Technical information
- Licensing authority: Canadian Radio-television and Telecommunications Commission
- Class: A
- ERP: 1,300 watts; (3,000 watts maximum);
- HAAT: 95 metres (312 ft)

Links
- Webcast: www.chly.ca/listen; Listen live (via TuneIn);
- Website: www.chly.ca

= CHLY-FM =

Radio station in Nanaimo, British Columbia

CHLY-FM (101.7 MHz) is a non-profit campus-community radio station in Nanaimo, British Columbia, Canada. Primarily funded by students of Vancouver Island University's Nanaimo campus, the station is also supported by donations and memberships from the community, as well as local advertising, sponsorships and grants. CHLY-FM is run by the Radio Malaspina Society, an incorporated non-profit organization.

CHLY is a Class A station with an effective radiated power (ERP) of 1,300 watts (3,000 watts maximum). From its transmitter tower on Cottle Hill, CHLY's broadcast signal covers much of the east coast of Vancouver Island, as far north as Campbell River, south to the Cowichan Valley as well as Gabriola Island and Valdes Island. It can also be heard on the southern Sunshine Coast.

==History==
CHLY signed on the air on October 5, 2001, but before gaining a broadcast licence, the station had its beginnings on the Internet. It first began airing programming on April 1, 2000, before receiving a licence from the Canadian Radio-television and Telecommunications Commission (CRTC) on June 5. CHLY aired a test signal at 101.7 FM on September 21, and ran promotional material about the station for two weeks before officially signing on at 6:00 p.m. on October 5, 2001.

CHLY's studios are in the basement of the Queens Hotel on Victoria Crescent in downtown Nanaimo. The station features an eclectic format with a variety of music genres including jazz, classical, reggae, alternative rock, hip-hop, blues, roots music, folk and electronica. It also airs locally produced and syndicated news and talk programs reporting on issues of the campus, local community and the world.

CHLY is a member of the National Campus and Community Radio Association.

== Alumni ==
Former CHLY talent includes:

- Tchadas Leo; An Indigenous journalist and podcaster behind the "Our Native Land" podcast from CHEK. During his years at CHLY he hosted a program called "A Native Perspective" while attending Vancouver Island University.
- Cole Schisler; Journalist.
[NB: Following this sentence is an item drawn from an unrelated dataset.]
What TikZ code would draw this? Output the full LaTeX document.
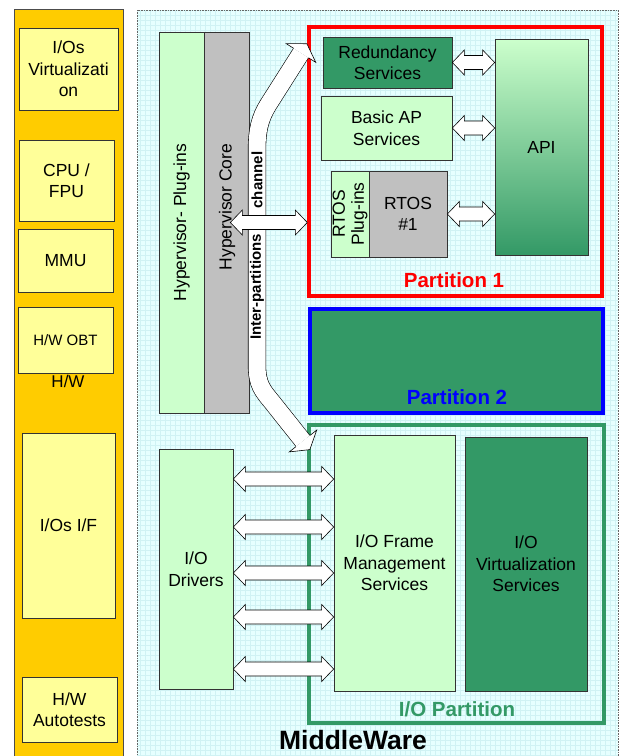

Sat on CHLY's non-profit board of directors & hosted CHLY's late night hip-hop program "The Kinetic Flow" while attending university at Vancouver Island University. Worked for the Black Press, and now works for Citytv's CityNews in Vancouver as an anchor.
- Paul Manly; Former Member of Parliament for Nanaimo-Ladysmith for the Green Party of Canada. Contributed to a political commentary program called "Elephant Talk" in the early 2000s.